= Amitturmiut =

Group of Inuit in Nunavut, Canada

The Amitturmiut are an Inuit group who live in northern Foxe Basin, in what is now Nunavut, Canada. They are a supergroup of "five or more small -miut groups" that "shared strong kinship ties." This part of Foxe Basin is rich in resources, including walrus, seal, and caribou, which meant that they could sustain "fairly substantial communities." By 2008, the Amitturmiut mainly live in Igloolik, whose people are now known as Iglulingmiut, and Sanirajak (Hall Beach).

According to the Qikiqtani Truth Commission, the "major geographical feature for the Amitturmiut were two areas of open water where two strong currents meet west of Rowley Island, where seals and walrus are especially abundant".

The Amitturmiut frequently travelled to the area around Pond Inlet. They are "bound to the sea, land, and ice of the region, and to each other, through hunting, language, cultural activities, kinship, and environmental understanding."

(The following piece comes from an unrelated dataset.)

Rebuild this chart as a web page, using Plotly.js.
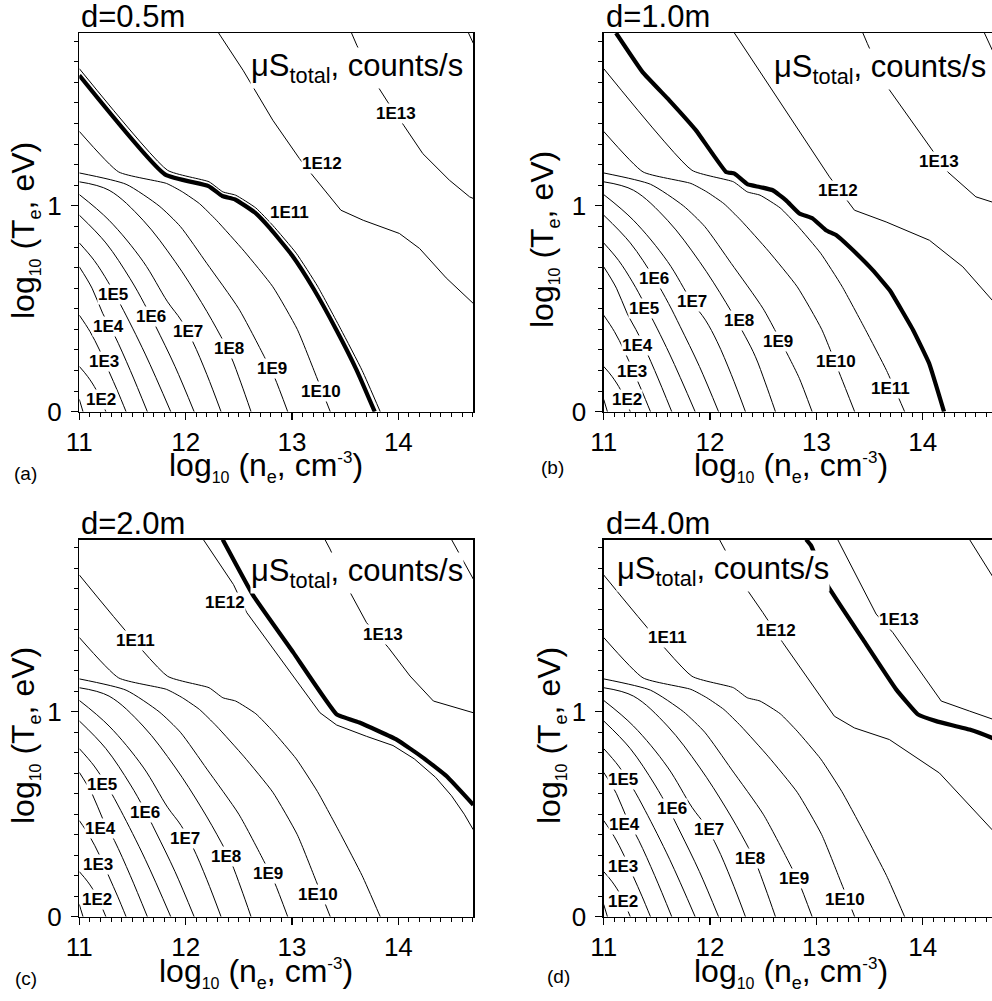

The Amitturmiut historical area —Ilagiit nunagivaktangit—where they hunted, stretched from "south past Amittuq, southwest to Qarmaqtalik, northwest to Aggu, northeast to Isuqtuq", and east to the Piling area of Baffin Island's west coast."Although the Amitturmiut had seven main winter camps—Usuarjuk, Alanriq, Iglulik, Iqaluit, Qaiqsut, Iglurjuat, and Maniqtuuq—one of their teachings discouraged the occupation for any one camp for too long, in order to allow the wildlife to replenish. The Amitturmiut "use and occupancy of the area goes back at least four thousand years".

Because resources were plentiful, many Igloolik families were able to occupy ilagiit nunagivaktangit well into the 1970s.